There is a change in the air too this morning. Instead of the cloudy sky outside my window, the sun is shining so bright!! There are a few dark clouds overhead and there may be some rain, but I know the sun is still shining and Spring will soon be here. (I have some geraniums ordered from a friend at church)
"There is a time for everything, and a season for every activity under Heaven:
a time to be born and a time to die,
a time to plant and a time to uproot,....
a time to weep and a time to laugh.......
He has set eternity in the hearts of men; yet they cannot fathom what God ha done from beginning to end."
Ecclesiastes 3:1-4, 11
What a good reminder for me that I have a choice in how I see my life and what I do with the time God has given me. A choice to stay overweight and feel sorry for myself because I am so "unloved"--------or know that God created me and loves me just as I am. And, with that I can go out and "conquer" my little world. I can make the changes I need to make to lose weight, eat more healthy, exercise daily, and smile at the world.
So now to my "7 for 2011" . I need to post them on my home page and get out my index card daily as a reminder!! I have been sorta working on them. Have definitely restored a relationship with my oldest son. But, I have a daughter in Salem that I have not communicated with for a few years. That one will take some thought as to how to proceed.
Saturday, March 12, 2011
Yesterday morning I had heard about the earthquake in Japan, but had not learned the extent until later in the afternoon. My sister lives in Brookings and I called her to ask about the extent of the damage there. She said the tsunami had destroyed the docks there and a number of boats were lost. There were a number of business in that area, but she did not know how much damage they had received.
I have been looking at the pictures and just cannot imagine what the people there are experiencing. But, I know that God is watching over them. Now, all I can do is pray for them.
Sunday, February 27, 2011
Am reading "In a Pit with a Lion on a Snowy Day" by Matt Batterson and found this:
"God is great not just because nothing is too big for Him. God is great because nothing is too small for Him either."
Wednesday, February 16, 2011
At the beginning of the year our Pastor told us we should slow down and learn to just say "No!". In December he had cellulitis in his leg - spent 4 days in the hospital - and was off most of the month. So he learned how important it is to just rest at times.

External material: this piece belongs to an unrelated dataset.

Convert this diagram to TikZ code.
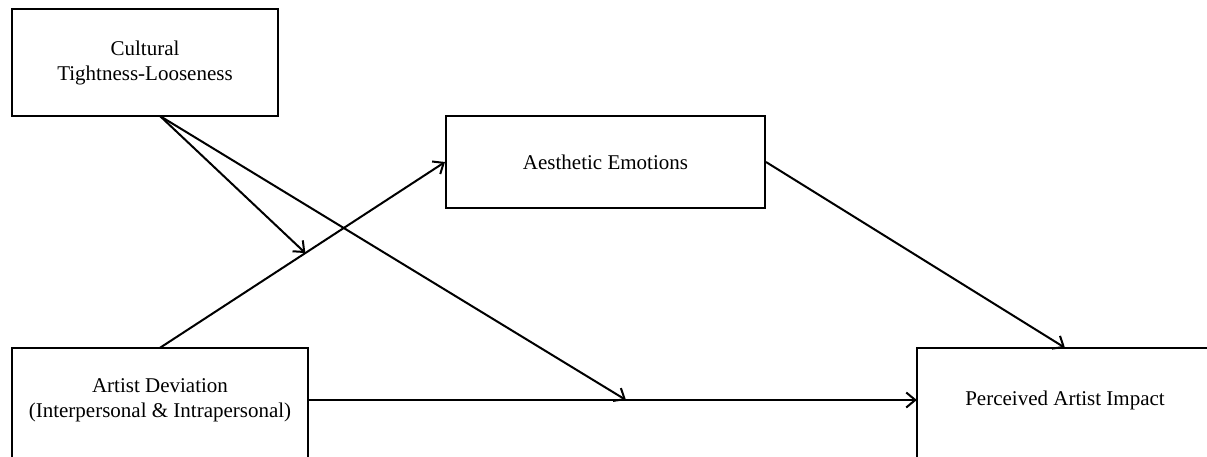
\documentclass[tikz,border=0pt]{standalone}
\usepackage{fontspec}
\setmainfont{Liberation Serif}
\usetikzlibrary{arrows.meta,calc}
\begin{document}
\begin{tikzpicture}[x=1pt,y=-1pt,
  box/.style={draw=black, line width=2pt, inner sep=0pt, align=center, font=\fontsize{21}{25}\selectfont},
  openbox/.style={inner sep=0pt, align=center, font=\fontsize{21}{25}\selectfont},
  frame/.style={draw=black, line width=2pt},
  conn/.style={draw=black, line width=2pt, -{Straight Barb[length=9pt,width=15pt,line width=2pt]}}]
\useasboundingbox (0,0) rectangle (1207,456);
\clip (0,0) rectangle (1207,456);
\node[box, minimum width=266pt, minimum height=107pt] (CTL) at (145,62.5) {Cultural\\Tightness-Looseness};
\node[box, minimum width=319pt, minimum height=92pt] (AE) at (605.5,162) {Aesthetic Emotions};
\node[openbox, minimum width=296pt, minimum height=104pt] (AD) at (160,400) {Artist Deviation\\(Interpersonal \& Intrapersonal)};
\node[openbox, minimum width=296pt, minimum height=104pt] (PAI) at (1065,400) {Perceived Artist Impact};
\draw[frame] ([yshift=-30pt]AD.south west) -- (AD.north west) -- (AD.north east) -- ([yshift=-30pt]AD.south east);
\draw[frame] ([yshift=-30pt]PAI.south west) -- (PAI.north west) -- (PAI.north east) -- ([yshift=-30pt]PAI.south east);
\coordinate (ctlout) at (160,116);
\coordinate (mod1) at ($(AD.north)!0.51!(AE.west)$);
\coordinate (mod2) at (626,400);
\draw[conn] (AD.north) -- (AE.west);
\draw[conn] (AE.east) -- (PAI.north);
\draw[conn] (AD.east) -- (PAI.west);
\draw[conn] (ctlout) -- (mod1);
\draw[conn] (ctlout) -- (mod2);
\end{tikzpicture}
\end{document}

However, it seems like my life has gotten busier. Well, actually the things I am doing are adding so much to my life!! Monday evenings I am working on #3 of my goals for the year. (Restoring lost relationships). Am meeting my oldest son who had withdrawn from the family - again. This week we met with his Dad to celebrate my son's 49th birthday. (And I thought I was only 49!!) Oh, well. We had such a good time - just reminiscing and sharing stories.
Am walking a little more - slowly adding steps so my weekly average is going up. And, have lost another pound - even tho I have not been tracking my food intake. Actually, just do not have much of an appetite - except when I have gone out for dinner.
Have been spending more time with Jill, my 10 year old granddaughter. Will soon start our Bible study.
Have finished knitting a scarf for my Pastor's wife and have started another for me. Also, am hand-piecing a quilt for my oldest granddaughter who is getting married in March. The quilt however will not be finished before at least Christmas. (They had originally planned to get married in Sept.)
Am still sorting and tossing in my bedroom. Have discarded some books and taken a couple of boxes to the Salvation Army. Feels so good to have my closet cleaned out.
So, I feel like I am right on track. Just want to focus now on losing a couple more pounds this month. Better get with it!!!